Bartlett didn’t learn to shoot until he was into his training as a sheriff’s deputy in his early 20s. Though he had a late start compared to some of his fellow officers, that would prove to be an advantage.

He was free from bad habits and could be instructed and molded into an efficient shooter from scratch.

Taking classes from competition shooters, law enforcement veterans and former military officials, he learned the proper preparations.

The key, he learned, was to focus on the sights.

“What it all comes down to is sight alignment, keeping those sights perfectly aligned all the way back through your trigger press,” he said. “If you keep those sights in alignment, you’re going to hit the center of whatever you’re aiming at every single time.”

Repetition will train the body to feel comfortable with the feel of the firearm, as well as the crack of a shot and the jarring recoil each time the weapon is fired.

According to the National Rifle Association’s Firearms Instruction, Responsibility and Safety Training, first-time shooters are taught to quiet their bodies and shoot between breaths.

As they learn, people are taught to be conscious of every movement they’re making, breathing out part way, holding their breath for a beat and then shooting.

Instead of anticipating the shot, people should gradually increase pressure on the trigger until they surprise themselves with the shot.

“Especially with a pistol — any slop in your shooting will show up in the target you’re trying to shoot,” Fillenwarth said.

Fillenwarth has been a firearms instructor with the Greenwood Police Department for more than 15 years. He’s run the SWAT team for the past five years, and he has been on the team since he started at Greenwood.

When he’s target shooting, he goes through a dialogue in his head.

First he finds his target. Then, he lines it up with his front sight post.

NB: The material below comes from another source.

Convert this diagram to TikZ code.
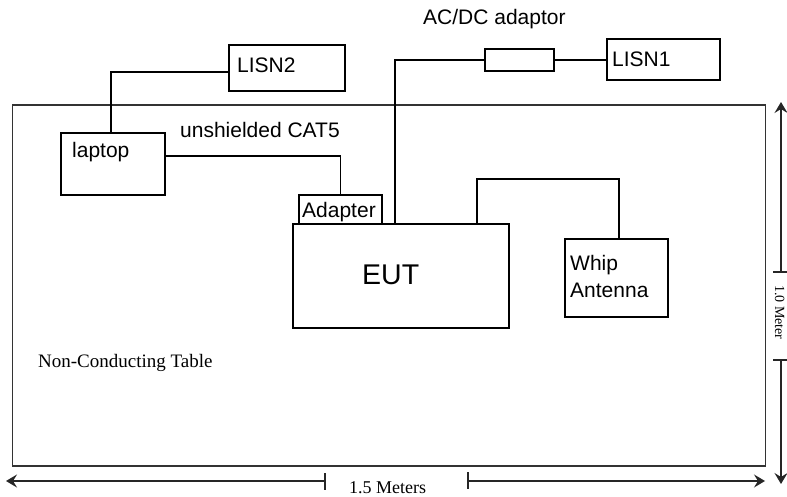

When the front sight post is lined up with the rear sight.

“When you squeeze that trigger, the front sight should be in crisp focus, and the target should be blurred,” he said.

Fillenwarth has practiced his trigger squeeze tens of thousands of times, working on ensuring that each time he fires, he’s maintaining his focus on the target.

When he holds the gun, he staggers the pressure coming from each hand. His shooting hand exerts 40 percent of the pressure, while 60 percent comes from the support hand.

To Fillenwarth, that makes it easier to account for recoil and movement after each shot.

The accuracy is important to work on and practice. But on patrol, if they need their weapons, their is rarely time to go through all of those motions, Fillenwarth said.

The hope is that your constant practice will make good form a natural response.

“When you get that adrenaline dump, you’re not capable of those fine motor skills,” he said.